Think of an engineer who studied general mechanical engineering (pre-training), then specialized in turbine maintenance (fine-tuning). They did not start from scratch.
from tensorflow.keras.applications import MobileNetV2
# Load pre-trained network (without the top classification layer)
base_model = MobileNetV2(weights='imagenet',
include_top=False,
input_shape=(224, 224, 3))
# Freeze base layers
base_model.trainable = False
# Add new classification layers
transfer_model = models.Sequential([
base_model,
layers.GlobalAveragePooling2D(),
layers.Dense(64, activation='relu'),
layers.Dropout(0.3),
layers.Dense(3, activation='softmax') # 3 defect types
])
transfer_model.compile(optimizer='adam',
loss='categorical_crossentropy',
metrics=['accuracy'])
Result: Instead of needing 100,000 images, 500-1,000 industrial images may be enough for excellent accuracy.
GPU Training
Deep networks involve millions of parallel computations. A GPU (Graphics Processing Unit) is designed for exactly this type of parallel computation.
| Criterion | CPU | GPU |
|---|---|---|
| Core count | 8-16 | Thousands |
| Operation type | Complex sequential | Simple parallel |
| Typical CNN training | 10 hours | 30 minutes |
| Cost | Available in every computer | Requires dedicated card |
import tensorflow as tf
# Check GPU availability
gpus = tf.config.list_physical_devices('GPU')
if gpus:
print(f"GPU available: {gpus[0].name}")
# Enable memory growth to avoid allocation errors
tf.config.experimental.set_memory_growth(gpus[0], True)
else:
print("No GPU -- training on CPU (much slower)")
GPU Options for Factories
- Cloud: Google Colab (free for experimentation), AWS EC2 with GPU, Azure ML
- On-premise: NVIDIA RTX 3060 and above for development, A100 for production
- Edge: NVIDIA Jetson for deploying models directly on the production line
Industrial Applications Summary
| Application | Suitable Architecture | Example |
|---|---|---|
| Automated visual inspection | CNN | Surface defect detection, weld inspection |
| Predictive maintenance | LSTM / Transformer | Equipment failure prediction |
| Natural language processing | Transformer | Maintenance report analysis |
| Process optimization | DNN | Tuning production process parameters |
| Industrial robotics | CNN + RL | Pick-and-place, part sorting |
Practical Tips
- Start with transfer learning -- Do not train from scratch unless your data is truly unique.

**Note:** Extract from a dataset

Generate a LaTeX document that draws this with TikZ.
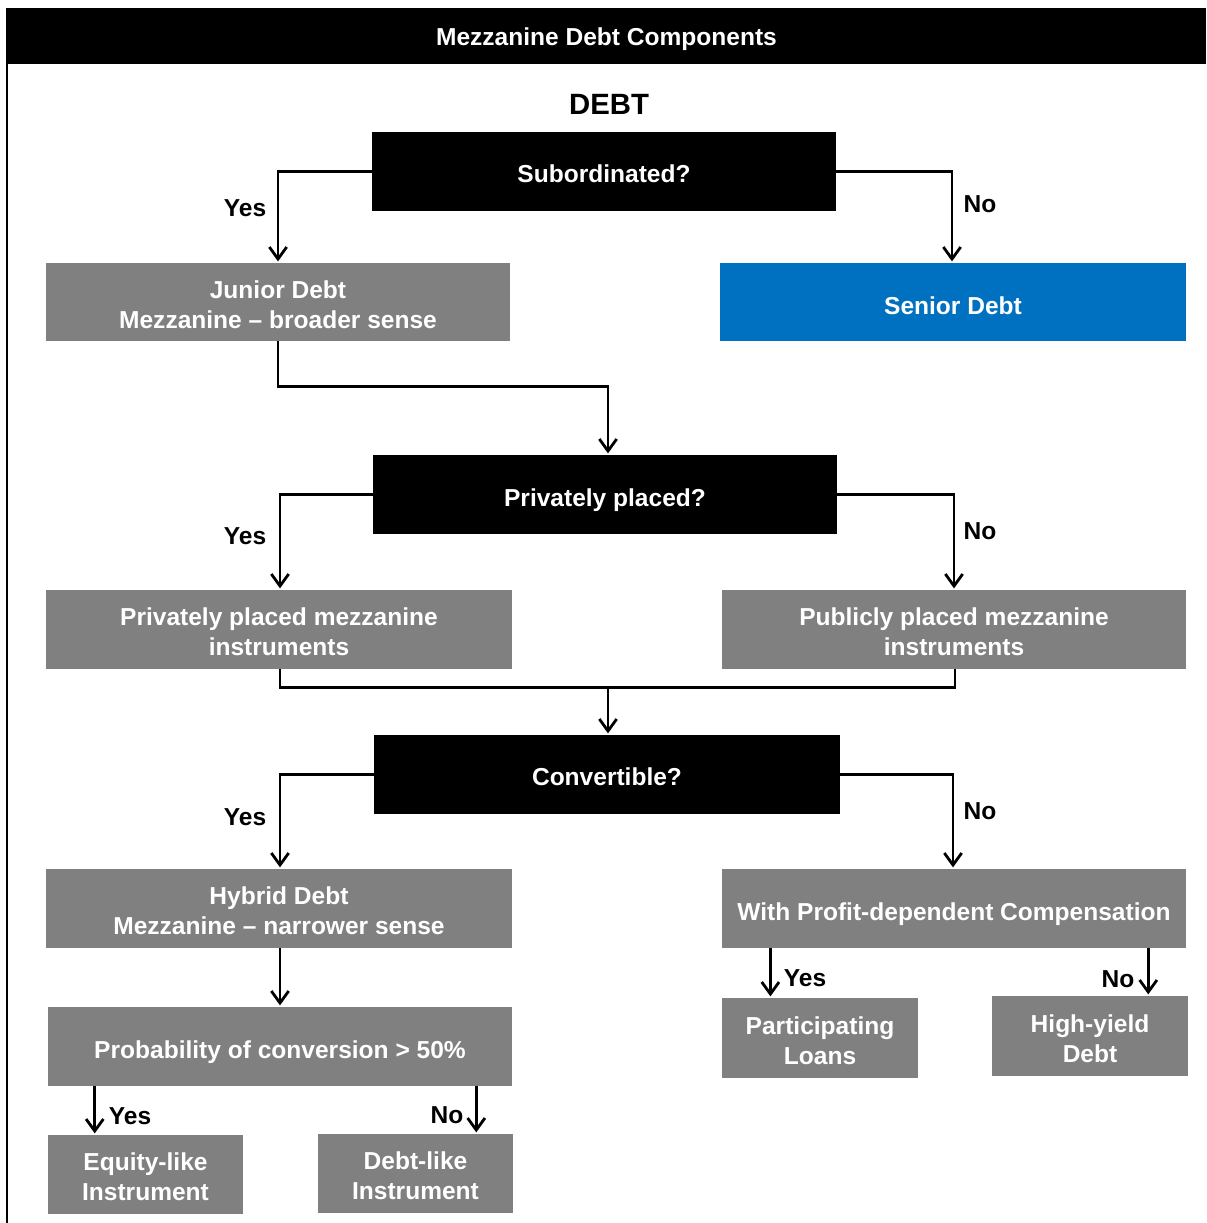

- Data matters more than architecture -- 1,000 clean, well-labeled images beat 10,000 poor ones.
- Dropout is essential -- Prevents overfitting, especially with limited industrial data.
- Start small -- MobileNet is faster than ResNet-152 and may be sufficient for your task.
- Watch training curves -- If training loss decreases but validation loss increases, you are overfitting.
- Plan for deployment -- A great model on your workstation is useless if it cannot run on the production line. Consider ONNX or TensorFlow Lite.
- GPU is not a luxury -- For serious training, a GPU saves days or weeks of waiting.